2. Discussion of the Background
(Meth)acrylic acid is used as an abbreviation and denotes acrylic acid or methacrylic acid.
(Meth)acrylic acid, either as such or in the form of its esters, is particularly important for preparing polymers for a very wide range of applications, eg. use as adhesives.
(Meth)acrylic acid can be obtained, inter alia, by catalytic gas-phase oxidation of alkanes, alkanols, alkenes or alkenals containing 3 or 4 carbon atoms. It can be particularly advantageously obtained, for example, by catalytic gas-phase oxidation of propene, acrolein, tert-butanol, iso-butene, iso-butane, iso-butyraldehyde or methacrolein. However, other possible starting compounds are those from which the actual C.sub.3 /C.sub.4 starting compound is only formed as an intermediate during the gas-phase oxidation. An example which may be mentioned is the methyl ether of tert-butanol.
These starting gases, generally diluted with inert gases such as nitrogen, CO, CO.sub.2, saturated hydrocarbons and/or steam, are passed in admixture with oxygen at elevated temperatures (usually from 200 to 400.degree. C.) and, if desired, superatmospheric pressure over transition metal mixed oxide catalysts (eg. containing Mo, V, W and/or Fe) and converted by oxidation into (meth)acrylic acid (cf., for example, DE-A 4 405 059, EP-A 253 409, EP-A 92 097, DE-A 44 31 957 and DE-A 44 31 949).
However, owing to the numerous parallel and subsequent reactions occurring in the course of the catalytic gas-phase oxidation, and also because of the inert diluent gases used, the product is not pure (meth)acrylic acid but rather a reaction mixture which contains essentially (meth)acrylic acid, the inert diluent gases and byproducts, from which the (meth)acrylic acid has to be separated. Besides byproducts which are comparatively simple to remove from (meth)acrylic acid and cause relatively little interference in subsequent use of the (meth)acrylic acid, such as acetic acid, the reaction mixture also contains, in particular, lower aldehydes which are closely related to (meth)acrylic acid and are therefore difficult to separate from (meth)acrylic acid, such as formaldehyde, acetaldehyde, acrolein, methacrolein, propionaldehyde, n-butyraldehyde, benzaldehyde, furfural and crotonaldehyde and possibly also maleic anhydride (based on the amount of (meth)acrylic acid present in the reaction gas mixture, the total amount of these secondary components which frequently cause considerable interference in subsequent use is generally &lt;2% by weight).

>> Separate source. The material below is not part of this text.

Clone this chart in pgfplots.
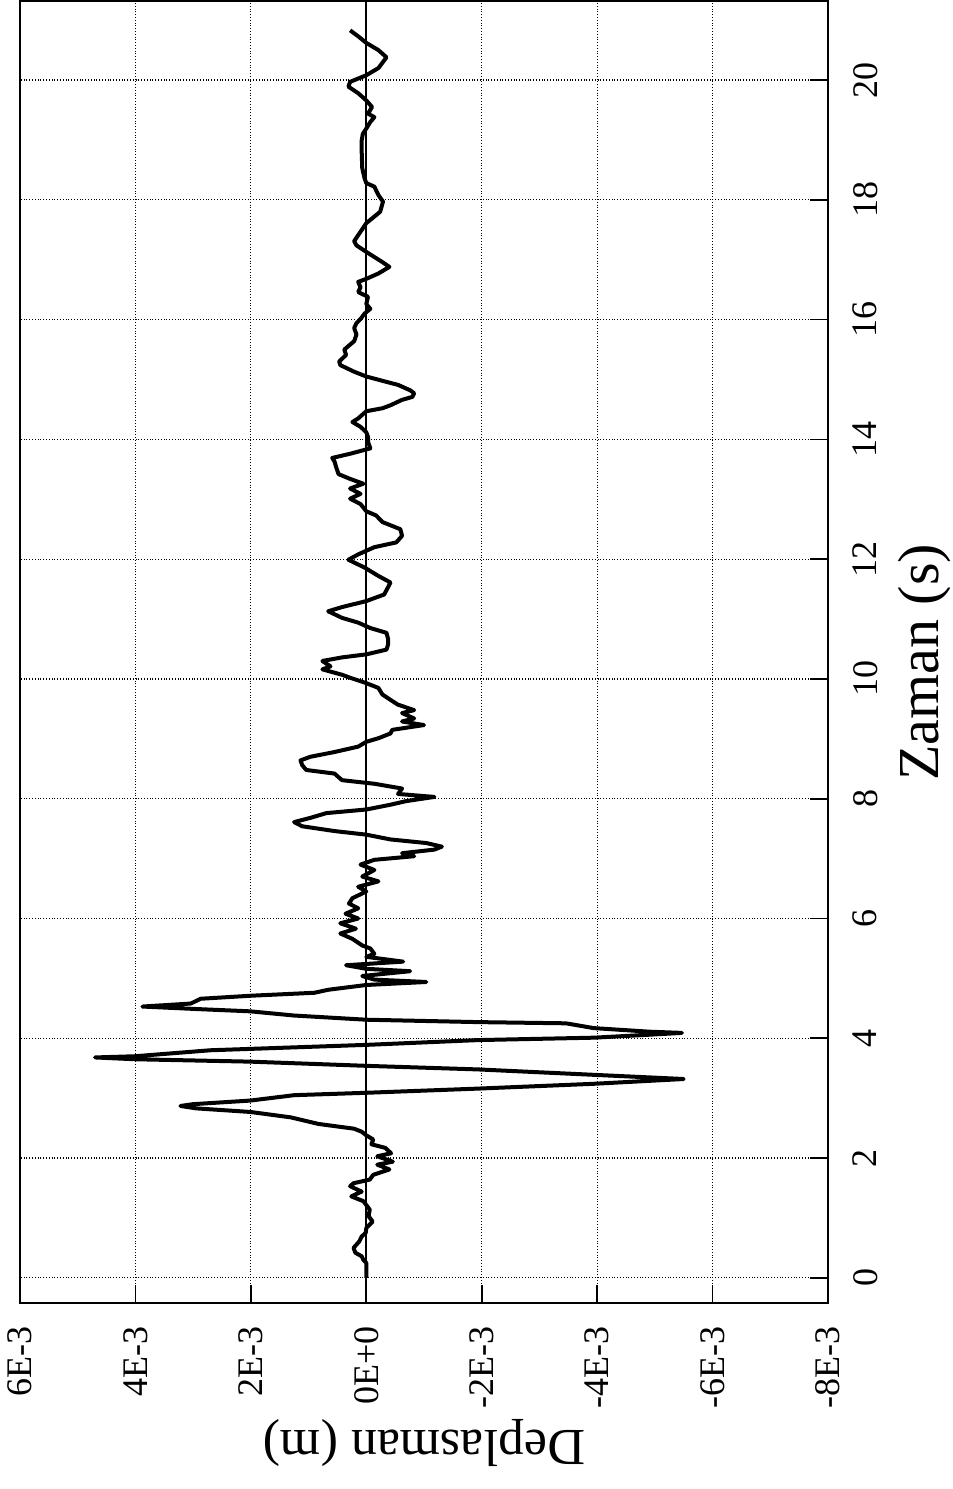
\documentclass[border=0pt]{standalone}
\usepackage{fontspec}
\setmainfont{Liberation Serif}
\usepackage{pgfplots}
\pgfplotsset{compat=1.18}
\usepackage{pgfplotstable}
% t = Zaman (s), d = Deplasman in units of 1E-3 m
\pgfplotstableread{
t d
0.00 0.00
0.25 0.00
0.30 0.05
0.36 0.08
0.42 0.19
0.50 0.22
0.61 0.12
0.69 0.08
0.75 0.01
0.83 0.00
0.94 -0.11
1.03 -0.04
1.14 -0.06
1.28 0.05
1.36 0.26
1.44 0.08
1.53 0.28
1.58 0.22
1.64 -0.06
1.72 -0.12
1.81 -0.40
1.89 -0.19
1.94 -0.46
2.03 -0.19
2.08 -0.43
2.17 -0.33
2.23 -0.09
2.31 -0.12
2.38 0.00
2.44 0.08
2.49 0.21
2.57 0.83
2.68 1.31
2.77 2.01
2.83 2.95
2.87 3.22
2.90 3.00
2.96 2.01
3.05 1.25
3.09 0.00
3.16 -1.94
3.24 -3.94
3.32 -5.50
3.39 -3.94
3.48 -1.94
3.54 0.00
3.61 2.01
3.65 4.01
3.68 4.70
3.70 4.01
3.80 2.70
3.89 0.00
3.97 -1.94
4.01 -3.94
4.06 -4.91
4.09 -5.47
4.11 -4.91
4.17 -3.94
4.25 -3.46
4.27 -1.94
4.31 0.00
4.38 1.25
4.45 2.01
4.49 2.98
4.53 3.88
4.58 3.04
4.66 2.87
4.71 2.01
4.76 0.90
4.81 0.66
4.89 0.00
4.94 -1.04
4.98 -0.14
5.04 0.07
5.12 -0.76
5.16 0.00
5.22 0.35
5.28 -0.64
5.36 0.00
5.41 -0.14
5.50 -0.07
5.55 0.07
5.66 0.24
5.75 0.45
5.83 0.18
5.92 0.45
6.00 0.14
6.08 0.36
6.17 0.14
6.25 0.30
6.34 0.24
6.45 0.00
6.53 0.14
6.62 -0.21
6.70 0.07
6.81 -0.14
6.90 0.10
6.98 -0.14
7.04 -0.83
7.09 -0.62
7.15 -1.18
7.20 -1.31
7.26 -1.04
7.32 -0.42
7.40 0.00
7.46 0.55
7.54 1.11
7.61 1.25
7.68 0.97
7.76 0.69
7.82 0.00
7.90 -0.42
7.96 -0.69
8.03 -1.18
8.08 -0.55
8.17 -0.62
8.25 -0.14
8.31 0.42
8.36 0.48
8.42 0.55
8.48 1.04
8.56 1.11
8.64 1.14
8.70 0.97
8.78 0.55
8.87 0.14
8.95 0.00
9.01 -0.21
9.09 -0.42
9.15 -0.45
9.23 -1.00
9.29 -0.62
9.34 -0.83
9.43 -0.62
9.48 -0.83
9.57 -0.55
9.65 -0.42
9.74 -0.28
9.85 -0.21
9.93 0.00
10.02 0.28
10.07 0.42
10.16 0.76
10.21 0.62
10.30 0.76
10.36 0.42
10.41 0.00
10.49 -0.35
10.58 -0.38
10.66 -0.38
10.77 -0.35
10.85 -0.07
10.94 0.14
11.02 0.42
11.13 0.66
11.20 0.42
11.30 0.00
11.41 -0.31
11.61 -0.42
11.72 -0.21
11.86 0.03
11.99 0.31
12.08 0.14
12.20 -0.14
12.28 -0.52
12.39 -0.62
12.50 -0.59
12.62 -0.28
12.73 -0.17
12.80 0.00
12.92 0.10
13.01 0.28
13.09 0.10
13.18 0.28
13.26 0.05
13.34 0.28
13.42 0.48
13.53 0.52
13.63 0.55
13.69 0.59
13.76 0.28
13.85 -0.07
13.96 -0.03
14.04 -0.03
14.12 0.00
14.21 0.10
14.29 0.24
14.35 0.14
14.47 0.00
14.52 -0.28
14.57 -0.42
14.66 -0.62
14.71 -0.80
14.77 -0.83
14.82 -0.76
14.91 -0.55
14.96 -0.35
15.05 0.00
15.13 0.21
15.24 0.45
15.30 0.47
15.41 0.35
15.50 0.38
15.64 0.21
15.75 0.17
15.86 0.21
15.94 0.17
16.01 0.10
16.10 0.03
16.18 -0.07
16.26 0.00
16.38 -0.03
16.46 0.14
16.54 0.10
16.63 0.14
16.68 0.00
16.77 -0.21
16.88 -0.40
16.96 -0.28
17.13 0.00
17.24 0.17
17.31 0.21
17.41 0.14
17.61 0.00
17.80 -0.24
17.97 -0.29
18.08 -0.21
18.22 -0.14
18.28 0.00
18.36 0.03
18.53 0.07
18.82 0.08
18.99 0.08
19.10 0.06
19.19 0.00
19.30 -0.07
19.38 -0.14
19.44 -0.03
19.55 -0.10
19.66 0.00
19.78 0.14
19.89 0.31
19.97 0.28
20.08 0.00
20.20 -0.21
20.38 -0.35
20.50 -0.21
20.62 0.00
20.73 0.14
20.83 0.28
}\disp
\begin{document}
\begin{tikzpicture}
\useasboundingbox (-10pt,-93pt) rectangle (466.5pt,651.5pt);
\begin{axis}[
  at={(0,0)}, anchor=south west,
  scale only axis, width=404pt, height=651pt,
  x dir=reverse,
  xmin=-8, xmax=6, ymin=-0.42, ymax=21.32,
  xtick={-8,-6,-4,-2,2,4,6},
  xticklabels={-8E-3,-6E-3,-4E-3,-2E-3,2E-3,4E-3,6E-3},
  extra x ticks={0}, extra x tick labels={0E+0},
  extra x tick style={major grid style={solid,black,line width=0.8pt}},
  minor x tick num=1,
  ytick={0,2,...,20},
  xtick pos=bottom, ytick pos=right, yticklabel pos=right,
  tick align=inside,
  major tick length=9pt, minor tick length=4.5pt,
  xmajorgrids, ymajorgrids,
  major grid style={densely dotted, black, line width=0.6pt},
  axis line style={line width=1.2pt},
  tick style={black, line width=0.8pt},
  ticklabel style={font=\fontsize{18}{20}\selectfont},
  /pgf/number format/assume math mode=true,
  xticklabel style={yshift=-8pt, rotate=90, anchor=east},
  yticklabel style={xshift=9pt, rotate=90, anchor=north},
  xlabel={Deplasman (m)}, ylabel={Zaman (s)},
  every axis x label/.style={at={(axis description cs:0.5,0)}, anchor=center, yshift=-70pt, rotate=180, font=\fontsize{26}{30}\selectfont},
  every axis y label/.style={at={(axis description cs:1,0.492)}, anchor=center, xshift=48.5pt, rotate=90, font=\fontsize{29}{34}\selectfont},
]
\addplot[black, line width=2pt, line join=round] table[x=d,y=t] {\disp};
\end{axis}
\end{tikzpicture}
\end{document}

DE-A 44 36 243 relates to a process for separating (meth)acrylic acid from the reaction gas mixture of the catalytic gas-phase oxidation by countercurrent absorption using a high-boiling inert hydrophobic organic liquid, in which the reaction gas mixture is passed through an absorption column in countercurrent to the descending high-boiling inert hydrophobic organic liquid, a rectification process is superimposed on the absorption process occurring naturally in the absorption column, by withdrawing from the absorption column an amount of energy greater than its natural energy loss resulting from its contact with the surroundings, and the (meth)acrylic acid is separated by rectification from the liquid discharge from the absorption column (absorbate), which contains (meth)acrylic acid and the absorbant as main constituents and lower aldehydes and, possibly, maleic anhydride as secondary constituents. The (meth)acrylic acid obtainable in this way is described as crude (meth)acrylic acid. It generally has a purity &gt;98% by weight, with the impurities coming, in particular, from among the specified lower aldehydes and possibly maleic anhydride, while the separation of the (meth)acrylic acid from the high-boiling inert organic absorption liquid is essentially quantitative.

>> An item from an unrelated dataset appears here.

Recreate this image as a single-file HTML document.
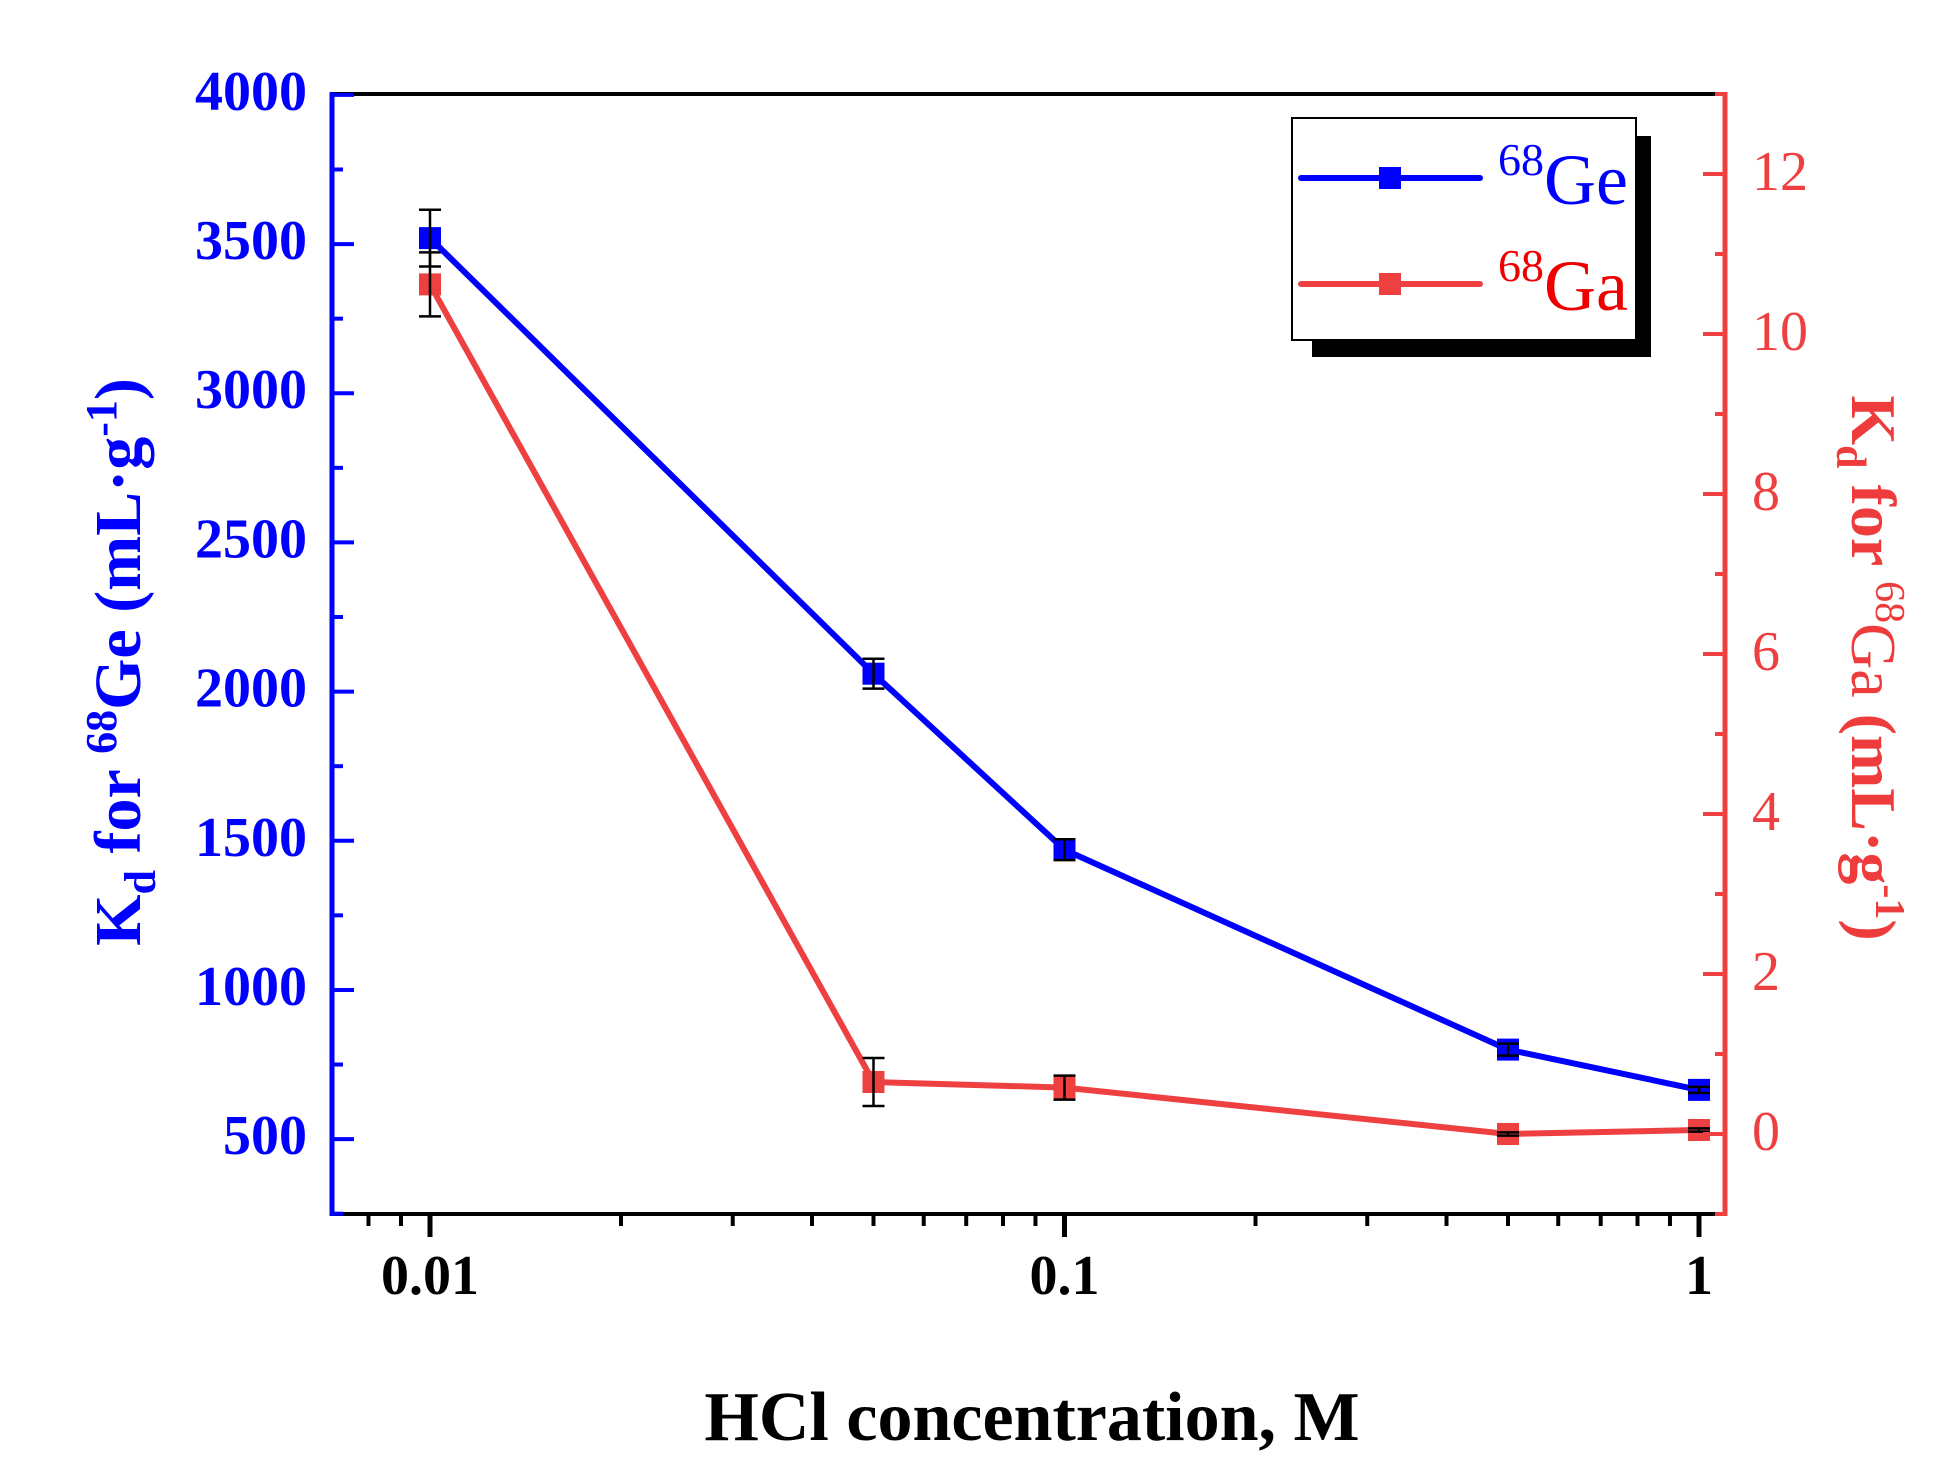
<!DOCTYPE html>
<html><head><meta charset="utf-8"><style>
html,body{margin:0;padding:0;background:#fff;}
svg{display:block;}
</style></head><body>
<svg id="chart" xmlns="http://www.w3.org/2000/svg" width="1951" height="1484" viewBox="0 0 1951 1484" font-family="'Liberation Serif', serif">
<rect width="1951" height="1484" fill="#fff"/>
<g id="series"></g>
<g id="axes"></g>
<text x="1032" y="1440" text-anchor="middle" font-size="70" font-weight="bold" fill="#000">HCl concentration, M</text>
<text transform="translate(140,662) rotate(-90)" text-anchor="middle" font-size="66" font-weight="bold" fill="#0000ff">K<tspan font-size="44" dy="15">d</tspan><tspan dy="-15"> for </tspan><tspan font-size="44" dy="-24">68</tspan><tspan dy="24">Ge (mL·g</tspan><tspan font-size="44" dy="-24">-1</tspan><tspan dy="24">)</tspan></text>
<text transform="translate(1852,668) rotate(90)" text-anchor="middle" font-size="64" font-weight="bold" fill="#ee3b3b">K<tspan font-size="42" dy="15">d</tspan><tspan dy="-15"> for </tspan><tspan font-size="42" dy="-24" font-weight="normal">68</tspan><tspan dy="24" font-weight="normal">Ga </tspan><tspan dy="0">(mL·g</tspan><tspan font-size="42" dy="-24">-1</tspan><tspan dy="24">)</tspan></text>
<g>
<rect x="1312" y="136" width="339" height="221" fill="#000"/>
<rect x="1292" y="118" width="344" height="222" fill="#fff" stroke="#000" stroke-width="2"/>
<g>
<line x1="1301" y1="178" x2="1480" y2="178" stroke="#0000ff" stroke-width="6" stroke-linecap="round"/>
<rect x="1379" y="167" width="22" height="22" fill="#0000ff"/>
<text x="1498" y="204" font-size="72" fill="#0000ff"><tspan font-size="46" dy="-29">68</tspan><tspan dy="29">Ge</tspan></text>
</g>
<g>
<line x1="1301" y1="284" x2="1480" y2="284" stroke="#ee4040" stroke-width="6" stroke-linecap="round"/>
<rect x="1379" y="273" width="22" height="22" fill="#ee4040"/>
<text x="1498" y="310" font-size="72" fill="#ee0000"><tspan font-size="46" dy="-29">68</tspan><tspan dy="29">Ga</tspan></text>
</g>
</g>
</svg>
<script>
const concentrations = [0.01, 0.05, 0.1, 0.5, 1];
const geValues = [3520, 2060, 1470, 800, 665];
const geErrors = [95, 50, 35, 20, 10];
const gaValues = [10.62, 0.65, 0.58, 0.0, 0.05];
const gaErrors = [0.4, 0.3, 0.15, 0.02, 0.02];
const leftTicks = [500, 1000, 1500, 2000, 2500, 3000, 3500, 4000];
const rightTicks = [0, 2, 4, 6, 8, 10, 12];
const xTicks = [0.01, 0.1, 1];
const xTickLabels = ['0.01', '0.1', '1'];

const X0 = 332, X1 = 1725, Y0 = 94, Y1 = 1214;
const xLogMin = Math.log10(0.01) - 98/634.5, xLogMax = 0 + 26/634.5;
function xs(v){ return X0 + (Math.log10(v) - xLogMin) / (xLogMax - xLogMin) * (X1 - X0); }
const lMin = 249, lMax = 4003;
function yl(v){ return Y1 - (v - lMin) / (lMax - lMin) * (Y1 - Y0); }
const rMin = -1, rMax = 13;
function yr(v){ return Y1 - (v - rMin) / (rMax - rMin) * (Y1 - Y0); }

const NS = 'http://www.w3.org/2000/svg';
function mk(tag, attrs, parent){ const e = document.createElementNS(NS, tag); for (const k in attrs) e.setAttribute(k, attrs[k]); parent.appendChild(e); return e; }
const axes = document.getElementById('axes');
const series = document.getElementById('series');

let a;
a = mk('line', {x1:X0-2, y1:Y0, x2:X1, y2:Y0, stroke:'#000', 'stroke-width':4}, axes);


a = mk('line', {x1:X0-2, y1:Y1, x2:X1, y2:Y1, stroke:'#000', 'stroke-width':4}, axes);


a = mk('line', {x1:X0, y1:Y0-2, x2:X0, y2:Y1+2, stroke:'#0000ff', 'stroke-width':5}, axes);


a = mk('line', {x1:X1, y1:Y0-2, x2:X1, y2:Y1+2, stroke:'#ee4040', 'stroke-width':5}, axes);



for (let v = 250; v <= 4000; v += 250) {
  const major = v % 500 === 0;
  const t = mk('line', {x1:X0, y1:yl(v), x2:X0 + (major ? 22 : 11), y2:yl(v), stroke:'#0000ff', 'stroke-width':4}, axes);
  
  
}
leftTicks.forEach(v => {
  const t = mk('text', {x:307, y:yl(v)+15, 'text-anchor':'end', 'font-size':56, 'font-weight':'bold', fill:'#0000ff'}, axes);
  t.textContent = v;
  
  
});
for (let v = -1; v <= 13; v += 1) {
  const major = v % 2 === 0;
  const t = mk('line', {x1:X1, y1:yr(v), x2:X1 - (major ? 22 : 10), y2:yr(v), stroke:'#ee4040', 'stroke-width':4}, axes);
  
  
}
rightTicks.forEach(v => {
  const t = mk('text', {x:1752, y:yr(v)+16, 'font-size':56, fill:'#ee4040'}, axes);
  t.textContent = v;
  
  
});
const minorX = [0.008,0.009,0.02,0.03,0.04,0.05,0.06,0.07,0.08,0.09,0.2,0.3,0.4,0.5,0.6,0.7,0.8,0.9];
minorX.forEach(v => {
  const t = mk('line', {x1:xs(v), y1:Y1, x2:xs(v), y2:Y1+12, stroke:'#000', 'stroke-width':4}, axes);
  
  
});
xTicks.forEach((v, i) => {
  const t = mk('line', {x1:xs(v), y1:Y1, x2:xs(v), y2:Y1+23, stroke:'#000', 'stroke-width':5}, axes);
  
  
  const l = mk('text', {x:xs(v), y:1294, 'text-anchor':'middle', 'font-size':56, 'font-weight':'bold', fill:'#000'}, axes);
  l.textContent = xTickLabels[i];
  
  
});

function drawSeries(vals, errs, yf, color, name) {
  const pts = concentrations.map((c, i) => xs(c) + ',' + yf(vals[i])).join(' ');
  const pl = mk('polyline', {points:pts, fill:'none', stroke:color, 'stroke-width':6, 'stroke-linejoin':'round'}, series);
  
  
  concentrations.forEach((c, i) => {
    const x = xs(c), y = yf(vals[i]);
    const m = mk('rect', {x:x-11, y:y-11, width:22, height:22, fill:color}, series);
    
    
    const yt = yf(vals[i] + errs[i]), yb = yf(vals[i] - errs[i]);
    const g = mk('path', {d:`M${x},${yt}V${yb}M${x-11},${yt}H${x+11}M${x-11},${yb}H${x+11}`, stroke:'#000', 'stroke-width':2.5, fill:'none'}, series);
    
    
  });
}
drawSeries(gaValues, gaErrors, yr, '#ee4040', 'ga68');
drawSeries(geValues, geErrors, yl, '#0000ff', 'ge68');
</script>
</body></html>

DE-A 44 36 243 defines high-boiling inert hydrophobic organic liquids (absorbants) as all those liquids whose boiling point at atmospheric pressure is above the boiling point of (meth)acrylic acid and which comprise at least 70% by weight of those molecules which contain no outward-acting polar group and are thus, for example, not able to form hydrogen bonds. This definition also applies here.
DE-C 2 136 396 and DE-A 43 08 087 likewise disclose the separation of acrylic acid from the reaction gas mixture of the catalytic gas-phase oxidation of propylene and/or acrolein by countercurrent absorption using a high-boiling inert hydrophobic organic liquid. The process is carried out essentially by passing the reaction gas mixture through a conventional absorption column in countercurrent to the descending absorption liquid, then, in a desorption column, largely removing the easily separable, readily volatile secondary components from the liquid discharge of the absorption column, composed of acrylic acid, the absorbant and secondary components, by stripping with inert gas, and subsequently treating by rectification the liquid discharge of the desorption column, which contains (meth)acrylic acid and the absorbant as main constituents and lower aldehydes and possibly maleic anhydride as secondary constituents, to separate off crude acrylic acid.
However, a disadvantage of the separation by rectification of crude (meth)acrylic acid from mixtures containing (meth)acrylic acid and a high-boiling inert hydrophobic organic liquid as main constituents and lower aldehydes and possibly maleic anhydride as secondary constituents is that during the course of rectification, despite use of amounts which are customary per se of customary polymerization inhibitors such as phenothiazine, paramethoxyphenol, paranitrosophenol, hydroquinone, hydroquinone monomethyl ether or air, the rectification apparatus (in particular the vaporizer surface and the internal fixtures of the column) become covered with a deposit. If the separation by rectification is operated continuously, the different coloration of the deposit in the stripping column (black) and the rectifying column (white) demonstrates that at least two processes participate in deposit formation. The formation of this deposit is disadvantageous because it has to be removed from time to time, which requires a shutting down of the rectification operation.
It is an object of the present invention to provide a process for the separation by rectification of (meth)acrylic acid from a mixture containing (meth)acrylic acid and an inert hydrophobic organic liquid having a boiling point higher than that of (meth)acrylic acid as main constituents and lower aldehydes as secondary constituents, which process makes possible reduced deposit formation and thereby extended rectification operation.